Mali: Ouattara Hopes for Normal Relations With Mali After Release of ‘Mercenaries’

Ivorian President Alassane Ouattara has said he hopes Côte d’Ivoire and Mali can move on from the diplomatic crisis sparked by the arrest last year in Bamako of a contingent of Ivorian soldiers, accused by Mali of being mercenaries.

Forty-six Ivorian soldiers arrived in Abidjan last weekend, having been pardoned by the neighbouring country’s junta.

The troops, whose detention triggered a bitter diplomatic row between the countries, were arrested on 10 July 2022, on arrival in the Malian capital Bamako.

Mali accused them of being mercenaries, while the authorities in Côte d’Ivoire and the United Nations insist they were flown in to provide backup security for the German contingent of the UN peacekeeping mission.

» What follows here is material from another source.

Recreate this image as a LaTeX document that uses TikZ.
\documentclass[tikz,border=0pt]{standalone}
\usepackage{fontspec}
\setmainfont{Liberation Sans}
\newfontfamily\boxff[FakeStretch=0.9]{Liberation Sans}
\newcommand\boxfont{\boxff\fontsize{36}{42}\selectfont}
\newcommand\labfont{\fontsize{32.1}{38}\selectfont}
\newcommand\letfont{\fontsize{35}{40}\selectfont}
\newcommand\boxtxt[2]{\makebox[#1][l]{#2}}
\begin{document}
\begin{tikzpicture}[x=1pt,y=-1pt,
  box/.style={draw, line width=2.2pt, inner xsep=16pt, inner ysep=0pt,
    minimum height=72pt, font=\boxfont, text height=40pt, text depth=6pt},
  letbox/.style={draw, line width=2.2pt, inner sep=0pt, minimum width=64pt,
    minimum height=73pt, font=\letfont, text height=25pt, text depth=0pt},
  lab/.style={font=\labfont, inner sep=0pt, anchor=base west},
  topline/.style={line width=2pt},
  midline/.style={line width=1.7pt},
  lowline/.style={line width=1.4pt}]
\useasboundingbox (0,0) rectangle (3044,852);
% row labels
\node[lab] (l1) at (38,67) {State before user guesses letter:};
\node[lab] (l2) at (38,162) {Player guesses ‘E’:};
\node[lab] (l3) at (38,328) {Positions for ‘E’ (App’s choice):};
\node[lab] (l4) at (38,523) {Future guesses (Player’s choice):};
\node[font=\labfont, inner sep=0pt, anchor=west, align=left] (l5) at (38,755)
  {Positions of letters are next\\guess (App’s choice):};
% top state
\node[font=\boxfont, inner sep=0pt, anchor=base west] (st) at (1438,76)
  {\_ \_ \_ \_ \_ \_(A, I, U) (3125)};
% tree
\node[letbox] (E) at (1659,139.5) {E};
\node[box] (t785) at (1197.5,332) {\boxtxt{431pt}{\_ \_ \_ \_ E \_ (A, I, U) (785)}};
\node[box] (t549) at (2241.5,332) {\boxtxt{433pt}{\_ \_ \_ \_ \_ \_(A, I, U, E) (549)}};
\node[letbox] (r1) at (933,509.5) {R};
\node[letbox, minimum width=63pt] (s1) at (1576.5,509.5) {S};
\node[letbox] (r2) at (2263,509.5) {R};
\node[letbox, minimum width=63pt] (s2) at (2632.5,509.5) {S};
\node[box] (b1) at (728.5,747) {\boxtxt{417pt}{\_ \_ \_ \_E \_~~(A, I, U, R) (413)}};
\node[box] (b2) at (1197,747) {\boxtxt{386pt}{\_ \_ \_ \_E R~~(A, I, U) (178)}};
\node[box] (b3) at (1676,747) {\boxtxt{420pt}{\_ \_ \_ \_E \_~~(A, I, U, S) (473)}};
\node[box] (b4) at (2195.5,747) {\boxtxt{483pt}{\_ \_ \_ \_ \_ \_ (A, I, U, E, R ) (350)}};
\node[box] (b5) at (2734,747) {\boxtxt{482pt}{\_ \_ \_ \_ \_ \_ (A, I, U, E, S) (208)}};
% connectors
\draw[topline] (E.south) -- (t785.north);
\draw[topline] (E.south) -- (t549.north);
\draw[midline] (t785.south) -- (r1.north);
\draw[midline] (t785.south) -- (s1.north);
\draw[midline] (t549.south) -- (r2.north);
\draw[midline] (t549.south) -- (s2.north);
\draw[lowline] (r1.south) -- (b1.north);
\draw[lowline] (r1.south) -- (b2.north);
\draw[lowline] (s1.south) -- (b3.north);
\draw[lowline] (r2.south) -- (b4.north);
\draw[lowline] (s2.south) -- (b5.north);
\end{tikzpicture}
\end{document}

On 30 December, a Bamako court sentenced the soldiers to 20 years in prison, while three women among the original 49 arrested received death sentences in absentia.

The military personnel were convicted of an “attack and conspiracy against the government” and of seeking to undermine state security.

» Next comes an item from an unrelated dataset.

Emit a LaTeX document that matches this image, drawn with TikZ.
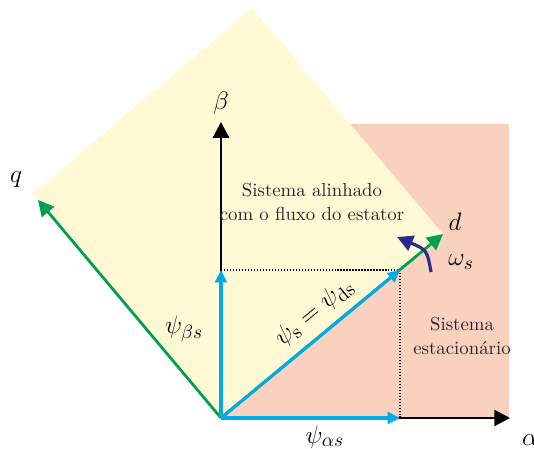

They were also found guilty of “possessing, carrying and transporting weapons and munitions of war [… ] with the aim of disturbing public order by intimidation or terror”.

Last Friday, Mali’s junta leader Assimi Goita pardoned all 49.

Regional tensions in wake of army coup

Relations between Mali and its West African neighbours were strained before the arrests, since elected president Ibrahim Boubacar Keita was toppled in August 2020 by officers angered at failures to end a jihadist insurgency.

Ivorian President Ouattara has frequently criticised Mali’s junta.

After the troops were detained, the UN acknowledged some procedural “dysfunctions” admitting that certain formalities had not been followed.

Belgium ambassador Michael Wimmer in Abidjan confirms the release of the troops and their pardon in Mali

Le retour en Côte d’Ivoire des 46 militaires détenus, puis graciés au Mali est un moment fort. Je m’associe à l’émotion des familles & de tout un peuple.Je rends hommage à l’intense effort de de diplomatie avec le Mali par le Pr. @AOuattara_PRCI & à la facilitation régionale pic.twitter.com/xNZBjhNoxK— Ambassadeur Michael Wimmer 🇧🇪 (@belgiumabidjan) January 8, 2023

The Ivorian presidency also admitted “shortcomings and misunderstandings”.

The row escalated in September, with Mali calling on Côte d’Ivoire to acknowledge its responsibility and express regret for deploying the soldiers.

Bamako also called on Côte d’Ivoire to hand over several individuals wanted in Mali.

The Ivorian government rejected both demands .

“This hostage-taking will not be without consequences,” Ouattara warned at the time.

The tensions led Mali’s interim prime minister, Abdoulaye Maiga, to denounce a “synchronisation of actions” against Mali at the UN General Assembly in September.

He attacked UN Secretary-General Antonio Guterres for having declared that the Ivorian soldiers were not mercenaries.

He also criticised ECOWAS chief Umaro Sissoco Embalo, as well as the heads of state of Côte d’Ivoire and Niger.